Leave out all pictures. Return exactly the lines from the top of the material through the line containing "def py(y): return 1 - y / H".

Given information:
· · · · · · ·
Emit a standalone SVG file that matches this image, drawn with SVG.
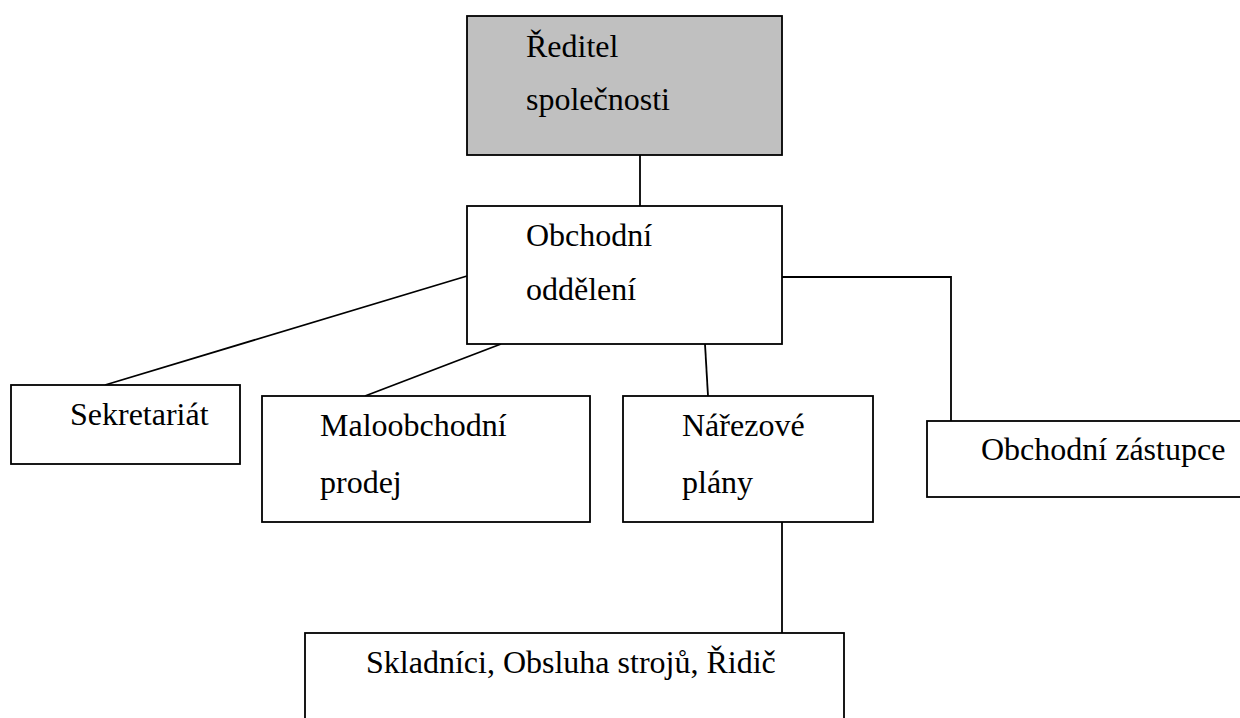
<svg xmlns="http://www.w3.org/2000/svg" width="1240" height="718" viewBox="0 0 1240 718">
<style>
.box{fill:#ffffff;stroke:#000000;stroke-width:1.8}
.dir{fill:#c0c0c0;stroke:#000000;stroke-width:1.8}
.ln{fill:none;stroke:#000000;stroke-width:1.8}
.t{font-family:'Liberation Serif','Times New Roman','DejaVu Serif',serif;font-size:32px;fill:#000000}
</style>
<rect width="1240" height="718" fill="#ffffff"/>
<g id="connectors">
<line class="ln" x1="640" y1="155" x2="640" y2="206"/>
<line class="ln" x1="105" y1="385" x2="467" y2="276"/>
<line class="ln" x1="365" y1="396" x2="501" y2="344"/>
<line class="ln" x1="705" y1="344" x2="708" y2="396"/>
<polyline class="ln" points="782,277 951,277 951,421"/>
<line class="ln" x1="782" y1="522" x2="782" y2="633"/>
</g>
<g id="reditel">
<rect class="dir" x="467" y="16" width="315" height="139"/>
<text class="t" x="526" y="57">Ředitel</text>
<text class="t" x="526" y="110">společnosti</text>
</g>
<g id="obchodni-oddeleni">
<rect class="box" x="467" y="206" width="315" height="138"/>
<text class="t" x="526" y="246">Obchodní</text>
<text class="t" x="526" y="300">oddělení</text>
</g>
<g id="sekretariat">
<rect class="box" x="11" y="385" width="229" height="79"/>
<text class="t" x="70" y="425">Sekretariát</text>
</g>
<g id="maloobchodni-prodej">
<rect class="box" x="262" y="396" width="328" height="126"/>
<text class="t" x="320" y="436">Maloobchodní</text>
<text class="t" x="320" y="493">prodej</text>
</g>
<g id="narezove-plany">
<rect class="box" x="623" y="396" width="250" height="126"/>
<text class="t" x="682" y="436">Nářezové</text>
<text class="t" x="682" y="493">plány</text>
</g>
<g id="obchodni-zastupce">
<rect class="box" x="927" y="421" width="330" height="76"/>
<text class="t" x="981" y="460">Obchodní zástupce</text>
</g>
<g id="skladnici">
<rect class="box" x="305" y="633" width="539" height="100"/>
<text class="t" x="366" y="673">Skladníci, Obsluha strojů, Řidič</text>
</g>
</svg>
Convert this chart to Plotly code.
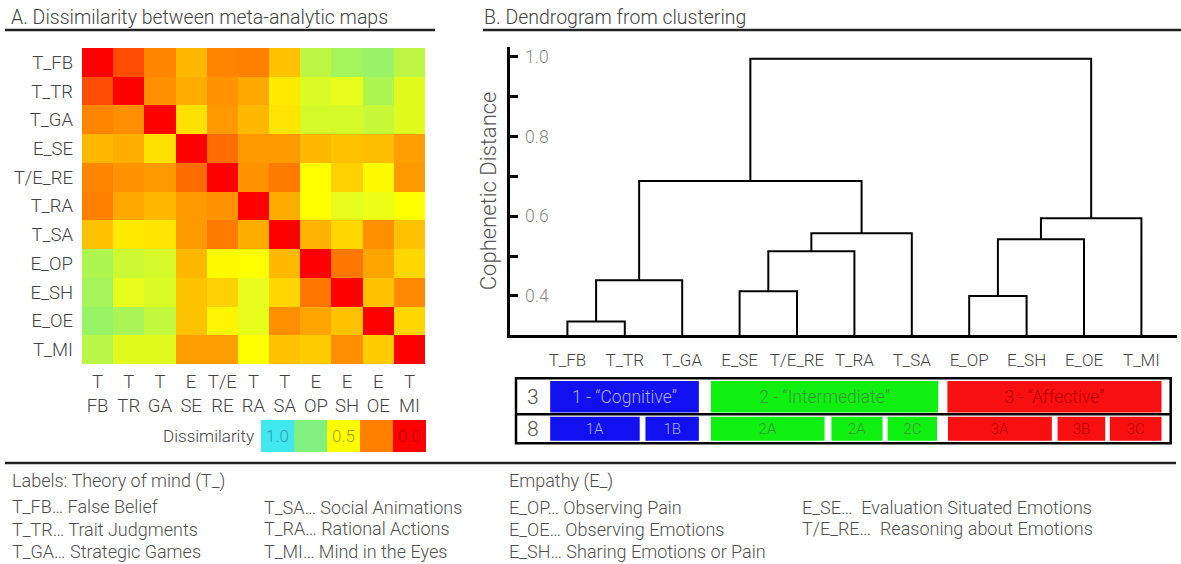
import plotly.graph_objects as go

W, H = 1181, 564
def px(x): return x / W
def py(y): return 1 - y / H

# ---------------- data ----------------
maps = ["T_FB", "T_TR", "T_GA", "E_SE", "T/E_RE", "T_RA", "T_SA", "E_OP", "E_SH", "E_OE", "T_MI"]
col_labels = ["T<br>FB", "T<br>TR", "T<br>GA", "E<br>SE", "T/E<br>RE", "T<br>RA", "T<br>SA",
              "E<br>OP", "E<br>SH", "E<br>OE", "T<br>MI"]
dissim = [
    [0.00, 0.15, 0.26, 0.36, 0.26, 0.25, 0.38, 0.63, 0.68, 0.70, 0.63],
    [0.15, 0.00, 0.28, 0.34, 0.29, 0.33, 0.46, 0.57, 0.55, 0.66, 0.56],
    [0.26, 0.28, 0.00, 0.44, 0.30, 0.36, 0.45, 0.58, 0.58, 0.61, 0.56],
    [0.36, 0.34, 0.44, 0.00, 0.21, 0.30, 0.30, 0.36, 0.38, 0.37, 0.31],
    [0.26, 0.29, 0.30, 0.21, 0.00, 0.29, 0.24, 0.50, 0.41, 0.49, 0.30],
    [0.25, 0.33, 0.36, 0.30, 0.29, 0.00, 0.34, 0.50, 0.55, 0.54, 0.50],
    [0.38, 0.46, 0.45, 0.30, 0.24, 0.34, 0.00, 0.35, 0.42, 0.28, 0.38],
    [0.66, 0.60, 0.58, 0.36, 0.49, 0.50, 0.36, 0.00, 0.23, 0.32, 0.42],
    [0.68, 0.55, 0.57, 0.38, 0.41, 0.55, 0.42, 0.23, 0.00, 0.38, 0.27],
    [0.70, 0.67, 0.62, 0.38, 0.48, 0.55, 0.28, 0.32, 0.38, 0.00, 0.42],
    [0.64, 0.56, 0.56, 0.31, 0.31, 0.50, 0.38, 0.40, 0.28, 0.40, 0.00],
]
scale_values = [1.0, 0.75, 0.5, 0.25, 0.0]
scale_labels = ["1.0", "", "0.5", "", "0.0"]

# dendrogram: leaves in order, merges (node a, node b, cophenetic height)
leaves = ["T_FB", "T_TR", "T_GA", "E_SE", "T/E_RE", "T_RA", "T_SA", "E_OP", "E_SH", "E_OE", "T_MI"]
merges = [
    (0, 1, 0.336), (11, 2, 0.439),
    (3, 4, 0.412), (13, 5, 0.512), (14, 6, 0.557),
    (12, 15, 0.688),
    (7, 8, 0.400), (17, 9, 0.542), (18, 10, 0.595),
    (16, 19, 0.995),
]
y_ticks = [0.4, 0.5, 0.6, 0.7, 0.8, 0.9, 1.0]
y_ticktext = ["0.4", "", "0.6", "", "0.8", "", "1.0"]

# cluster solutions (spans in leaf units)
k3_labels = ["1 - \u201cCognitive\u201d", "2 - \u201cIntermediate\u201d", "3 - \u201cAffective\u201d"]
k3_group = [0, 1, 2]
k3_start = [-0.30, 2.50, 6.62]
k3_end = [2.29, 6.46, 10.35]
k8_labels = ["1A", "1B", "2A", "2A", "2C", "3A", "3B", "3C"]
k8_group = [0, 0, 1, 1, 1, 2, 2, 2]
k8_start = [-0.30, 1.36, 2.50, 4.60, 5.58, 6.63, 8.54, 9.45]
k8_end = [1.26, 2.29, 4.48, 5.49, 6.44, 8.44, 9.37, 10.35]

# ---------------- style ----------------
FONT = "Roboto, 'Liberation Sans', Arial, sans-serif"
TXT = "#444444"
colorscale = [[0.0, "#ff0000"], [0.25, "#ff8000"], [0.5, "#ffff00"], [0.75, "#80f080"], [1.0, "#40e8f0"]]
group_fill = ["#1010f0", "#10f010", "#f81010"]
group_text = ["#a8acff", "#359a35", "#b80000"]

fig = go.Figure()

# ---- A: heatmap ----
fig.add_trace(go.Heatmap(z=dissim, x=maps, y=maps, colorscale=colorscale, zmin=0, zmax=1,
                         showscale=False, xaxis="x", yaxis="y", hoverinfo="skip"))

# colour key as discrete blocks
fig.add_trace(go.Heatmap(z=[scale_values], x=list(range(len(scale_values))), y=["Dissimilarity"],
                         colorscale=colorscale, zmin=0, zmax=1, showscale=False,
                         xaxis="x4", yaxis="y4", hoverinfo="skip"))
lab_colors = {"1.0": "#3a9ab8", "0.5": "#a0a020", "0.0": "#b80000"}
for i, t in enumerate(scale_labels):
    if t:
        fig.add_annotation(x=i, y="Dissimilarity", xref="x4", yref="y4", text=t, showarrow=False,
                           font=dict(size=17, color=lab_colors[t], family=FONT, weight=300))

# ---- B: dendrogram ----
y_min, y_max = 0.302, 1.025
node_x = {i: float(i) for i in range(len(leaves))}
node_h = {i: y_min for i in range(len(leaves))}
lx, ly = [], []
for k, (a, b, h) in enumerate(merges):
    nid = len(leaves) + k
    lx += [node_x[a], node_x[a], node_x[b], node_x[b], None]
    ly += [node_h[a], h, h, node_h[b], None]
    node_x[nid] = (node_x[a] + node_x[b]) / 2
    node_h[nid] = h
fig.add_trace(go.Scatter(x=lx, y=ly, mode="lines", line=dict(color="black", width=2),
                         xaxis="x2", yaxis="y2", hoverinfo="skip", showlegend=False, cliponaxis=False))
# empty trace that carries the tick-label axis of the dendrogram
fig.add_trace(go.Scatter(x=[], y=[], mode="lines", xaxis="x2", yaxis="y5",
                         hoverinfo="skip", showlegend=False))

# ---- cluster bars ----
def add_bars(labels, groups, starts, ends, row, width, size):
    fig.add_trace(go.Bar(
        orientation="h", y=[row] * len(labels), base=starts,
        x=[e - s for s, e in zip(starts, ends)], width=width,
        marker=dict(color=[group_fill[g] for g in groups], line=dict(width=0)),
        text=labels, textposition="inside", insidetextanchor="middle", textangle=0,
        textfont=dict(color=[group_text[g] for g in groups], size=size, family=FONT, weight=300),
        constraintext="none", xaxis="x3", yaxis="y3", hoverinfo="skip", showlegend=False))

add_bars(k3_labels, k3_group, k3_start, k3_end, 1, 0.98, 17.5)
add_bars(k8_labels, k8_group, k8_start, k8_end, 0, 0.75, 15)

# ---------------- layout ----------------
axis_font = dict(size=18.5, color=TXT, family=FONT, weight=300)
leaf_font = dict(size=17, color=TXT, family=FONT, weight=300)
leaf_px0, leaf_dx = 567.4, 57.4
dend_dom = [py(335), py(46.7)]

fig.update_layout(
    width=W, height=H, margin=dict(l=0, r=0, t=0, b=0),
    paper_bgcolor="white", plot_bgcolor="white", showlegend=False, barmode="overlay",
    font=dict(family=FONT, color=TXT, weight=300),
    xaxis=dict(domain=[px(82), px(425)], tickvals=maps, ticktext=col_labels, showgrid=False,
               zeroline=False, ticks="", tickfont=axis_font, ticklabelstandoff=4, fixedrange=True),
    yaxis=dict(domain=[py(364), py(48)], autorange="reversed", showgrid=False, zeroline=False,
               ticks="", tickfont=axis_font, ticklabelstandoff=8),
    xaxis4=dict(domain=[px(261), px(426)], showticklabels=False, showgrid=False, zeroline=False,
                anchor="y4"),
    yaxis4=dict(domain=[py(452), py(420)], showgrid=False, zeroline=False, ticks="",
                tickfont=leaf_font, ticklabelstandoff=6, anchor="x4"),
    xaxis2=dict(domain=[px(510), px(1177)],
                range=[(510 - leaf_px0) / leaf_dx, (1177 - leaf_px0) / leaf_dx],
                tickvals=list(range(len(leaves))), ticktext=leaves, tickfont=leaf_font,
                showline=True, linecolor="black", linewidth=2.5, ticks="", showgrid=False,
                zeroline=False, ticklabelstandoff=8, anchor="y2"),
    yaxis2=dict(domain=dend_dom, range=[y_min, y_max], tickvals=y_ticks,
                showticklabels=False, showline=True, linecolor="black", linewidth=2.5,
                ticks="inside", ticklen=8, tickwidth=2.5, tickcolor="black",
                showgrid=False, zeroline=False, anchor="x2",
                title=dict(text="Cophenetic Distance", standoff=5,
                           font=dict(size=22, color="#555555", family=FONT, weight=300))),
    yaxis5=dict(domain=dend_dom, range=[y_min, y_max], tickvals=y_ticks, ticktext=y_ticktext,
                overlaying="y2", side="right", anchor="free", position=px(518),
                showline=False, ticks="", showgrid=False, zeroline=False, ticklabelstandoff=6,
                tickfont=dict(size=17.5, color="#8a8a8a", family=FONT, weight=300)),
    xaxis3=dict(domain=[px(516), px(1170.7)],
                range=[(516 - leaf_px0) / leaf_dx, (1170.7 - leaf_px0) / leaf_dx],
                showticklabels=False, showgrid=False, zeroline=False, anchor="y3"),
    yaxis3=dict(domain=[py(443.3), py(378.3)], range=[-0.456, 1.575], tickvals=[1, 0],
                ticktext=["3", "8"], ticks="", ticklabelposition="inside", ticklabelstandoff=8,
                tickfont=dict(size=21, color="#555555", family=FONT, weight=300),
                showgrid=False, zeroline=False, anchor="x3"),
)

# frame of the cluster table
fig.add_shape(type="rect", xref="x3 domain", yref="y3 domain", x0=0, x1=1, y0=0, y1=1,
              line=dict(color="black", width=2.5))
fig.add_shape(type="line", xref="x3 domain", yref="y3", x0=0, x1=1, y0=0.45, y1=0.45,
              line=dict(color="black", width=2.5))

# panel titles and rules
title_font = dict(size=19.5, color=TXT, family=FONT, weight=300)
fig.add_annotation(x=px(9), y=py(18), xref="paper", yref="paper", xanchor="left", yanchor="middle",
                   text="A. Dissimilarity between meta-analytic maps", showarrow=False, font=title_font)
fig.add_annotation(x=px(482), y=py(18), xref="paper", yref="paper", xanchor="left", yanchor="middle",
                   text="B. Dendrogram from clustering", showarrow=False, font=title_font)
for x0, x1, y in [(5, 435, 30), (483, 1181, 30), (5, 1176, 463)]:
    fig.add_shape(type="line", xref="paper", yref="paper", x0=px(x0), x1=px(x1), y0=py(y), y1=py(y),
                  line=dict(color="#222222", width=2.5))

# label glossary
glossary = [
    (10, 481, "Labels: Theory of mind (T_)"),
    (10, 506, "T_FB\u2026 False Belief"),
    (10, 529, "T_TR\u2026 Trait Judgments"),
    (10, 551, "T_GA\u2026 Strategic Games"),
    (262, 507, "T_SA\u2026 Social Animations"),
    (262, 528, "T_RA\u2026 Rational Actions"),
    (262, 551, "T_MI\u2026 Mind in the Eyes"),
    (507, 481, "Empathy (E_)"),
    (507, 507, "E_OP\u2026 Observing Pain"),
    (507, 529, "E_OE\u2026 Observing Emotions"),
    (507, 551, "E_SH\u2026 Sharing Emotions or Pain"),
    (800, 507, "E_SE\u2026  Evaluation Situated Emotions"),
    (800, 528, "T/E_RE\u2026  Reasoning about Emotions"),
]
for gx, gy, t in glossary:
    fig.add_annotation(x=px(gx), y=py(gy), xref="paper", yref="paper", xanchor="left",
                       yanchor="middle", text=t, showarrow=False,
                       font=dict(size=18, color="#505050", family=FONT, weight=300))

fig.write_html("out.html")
· · · · · · ·
Full solution:
Emit a standalone SVG file that matches this image, drawn with SVG.
<svg xmlns="http://www.w3.org/2000/svg" width="1240" height="718" viewBox="0 0 1240 718">
<style>
.box{fill:#ffffff;stroke:#000000;stroke-width:1.8}
.dir{fill:#c0c0c0;stroke:#000000;stroke-width:1.8}
.ln{fill:none;stroke:#000000;stroke-width:1.8}
.t{font-family:'Liberation Serif','Times New Roman','DejaVu Serif',serif;font-size:32px;fill:#000000}
</style>
<rect width="1240" height="718" fill="#ffffff"/>
<g id="connectors">
<line class="ln" x1="640" y1="155" x2="640" y2="206"/>
<line class="ln" x1="105" y1="385" x2="467" y2="276"/>
<line class="ln" x1="365" y1="396" x2="501" y2="344"/>
<line class="ln" x1="705" y1="344" x2="708" y2="396"/>
<polyline class="ln" points="782,277 951,277 951,421"/>
<line class="ln" x1="782" y1="522" x2="782" y2="633"/>
</g>
<g id="reditel">
<rect class="dir" x="467" y="16" width="315" height="139"/>
<text class="t" x="526" y="57">Ředitel</text>
<text class="t" x="526" y="110">společnosti</text>
</g>
<g id="obchodni-oddeleni">
<rect class="box" x="467" y="206" width="315" height="138"/>
<text class="t" x="526" y="246">Obchodní</text>
<text class="t" x="526" y="300">oddělení</text>
</g>
<g id="sekretariat">
<rect class="box" x="11" y="385" width="229" height="79"/>
<text class="t" x="70" y="425">Sekretariát</text>
</g>
<g id="maloobchodni-prodej">
<rect class="box" x="262" y="396" width="328" height="126"/>
<text class="t" x="320" y="436">Maloobchodní</text>
<text class="t" x="320" y="493">prodej</text>
</g>
<g id="narezove-plany">
<rect class="box" x="623" y="396" width="250" height="126"/>
<text class="t" x="682" y="436">Nářezové</text>
<text class="t" x="682" y="493">plány</text>
</g>
<g id="obchodni-zastupce">
<rect class="box" x="927" y="421" width="330" height="76"/>
<text class="t" x="981" y="460">Obchodní zástupce</text>
</g>
<g id="skladnici">
<rect class="box" x="305" y="633" width="539" height="100"/>
<text class="t" x="366" y="673">Skladníci, Obsluha strojů, Řidič</text>
</g>
</svg>
Convert this chart to Plotly code.
import plotly.graph_objects as go

W, H = 1181, 564
def px(x): return x / W
def py(y): return 1 - y / H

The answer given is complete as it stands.